Listening To Understand
Listening is arguably one of the most difficult skills in communications, and we’re getting worse at it. In 2006, Dr. Ralph Nichols – who established the first study in the field of listening nearly 40 years ago at the University of Minnesota – quantified that we spend 40 percent of our day listening to others, but retain just 25 percent of what we hear. By 2011, sound expert Julian Treasure, in his TED talk “5 Ways To Listen Better,” found in his own research that we now spent as much as 60 percent of our day listening to others, perhaps because “it’s a louder and louder world.”
“We have two ears and one mouth, so we should listen more than we say”
First, a study at Princeton University (“Speaker-Listener Neural Coupling Underlies Successful Communication,” by Charles G. Gross, June 19, 2010) found that there is a lag between what you hear and what you understand. Depending upon the individual, it could be between a few seconds to up to a minute. This is where the trouble starts. During that lag-time, we start to listen to ourselves and not to the other person. As a result, our comprehension plummets.

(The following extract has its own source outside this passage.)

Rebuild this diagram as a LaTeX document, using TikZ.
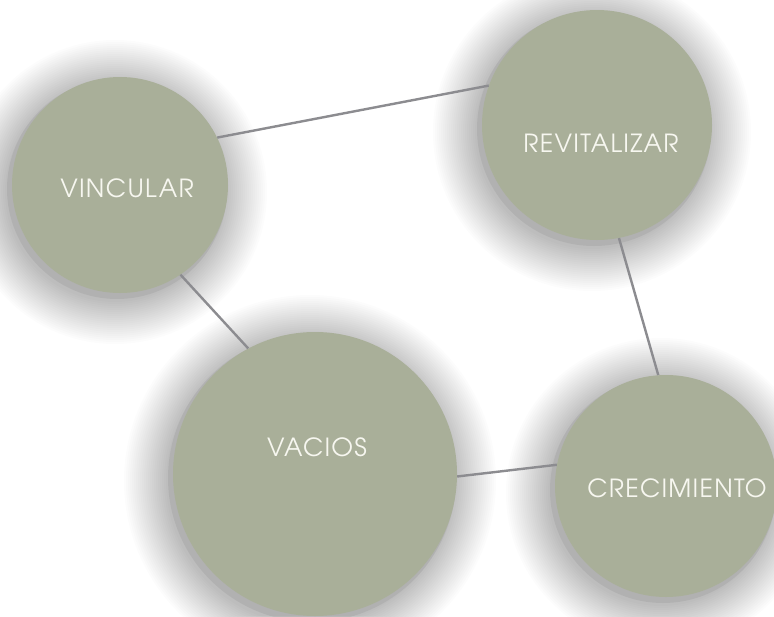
\documentclass[tikz,border=0pt]{standalone}
\usepackage{fontspec}
\setmainfont[LetterSpace=5]{texgyreadventor-regular.otf}
\definecolor{bubblefill}{HTML}{A9AF99}
\definecolor{linkgray}{HTML}{8C8C90}
\definecolor{wordcol}{HTML}{F7F7F0}
\newcommand\mysoftshadow[3]{%
  \foreach \k in {1,...,22} {\fill[black, opacity=0.013] (#1-5,#2+7) circle[radius=#3+2*\k];}%
  \fill[black, opacity=0.06] (#1-3,#2+4) circle[radius=#3+2];}
\begin{document}
\begin{tikzpicture}[x=1pt,y=-1pt,
  bubble/.style={circle, fill=bubblefill, inner sep=0pt},
  word/.style={text=wordcol, font=\fontsize{25}{28}\selectfont, inner sep=0pt},
  link/.style={draw=linkgray, line width=2.4pt}]
\fill[white] (0,0) rectangle (774,616);
\useasboundingbox (0,0) rectangle (774,616);
\mysoftshadow{120}{185}{108}
\mysoftshadow{597}{125}{115}
\mysoftshadow{315}{474}{142}
\mysoftshadow{666}{486}{111}
\node[bubble, minimum size=216pt] (vin) at (120,185) {};
\node[bubble, minimum size=230pt] (rev) at (597,125) {};
\node[bubble, minimum size=284pt] (vac) at (315,474) {};
\node[bubble, minimum size=222pt] (cre) at (666,486) {};
\draw[link] (vin.26) -- (rev.160);
\draw[link] (vin.-56) -- (vac.118);
\draw[link] (vac.-1) -- (cre.169);
\draw[link] (rev.-79) -- (cre.94);
\node[word] (tvin) at (127,188) {VINCULAR};
\node[word] (trev) at (601,143) {REVITALIZAR};
\node[word] (tvac) at (317,447) {VACIOS};
\node[word] (tcre) at (677,488) {CRECIMIENTO};
\end{tikzpicture}
\end{document}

Why causes this lag time? It might be something as simple as our physical and emotional state. But more likely, it’s our own thoughts and opinions, which is specifically known as confirmation bias, which is our tendency to pick out facts or aspects of a conversation that support our pre-existing beliefs, values or perceptions. Grandma Eklund said it more concisely: “You’re only listening for what you want to hear.”
Confirmation bias is arguably connected to how slow people speak vs. how fast we listen. The Harvard Business Review (“7 Tips for Effective Listening” by Tom D. Lewis and Gerald Graham) cite research which say most individuals speak at a rate of 175 to 200 words per minute, where people are very capable of listening and processing words at a rate of 600 to 1,000 per minute. Because the brain isn’t using its full capacity when listening, the brain drifts off to other questions.
“Friends are those rare people who ask how you are, and then wait to hear the answer..”
“The word ‘listen’ contains the same letters as the word ‘silent’!”
This phenomenon is called Miller’s Law, after psychologist George Miller who said in 1980 that “In order to understand what another person is saying, you have to assume that (their answer) is true and try to imagine what it could be true of.” Miller found that many people apply this principle in reverse, or what’s known as competitive listening. They hear something and have a negative reaction, because they believe what the other person said is false. Listening stops, and communications breaks down.
Of course, there are other culprits. The speaker can also cause the delay in listening, because of the volume, pace, tone or accent of their voice, their non-verbal communications (gestures, eye contact, among others). Then there’s outside interruptions too, either technical (phones, gadgets, emails, squawk boxes used for conference calls) or physical (noise, an uncomfortable or too-comfortable chair).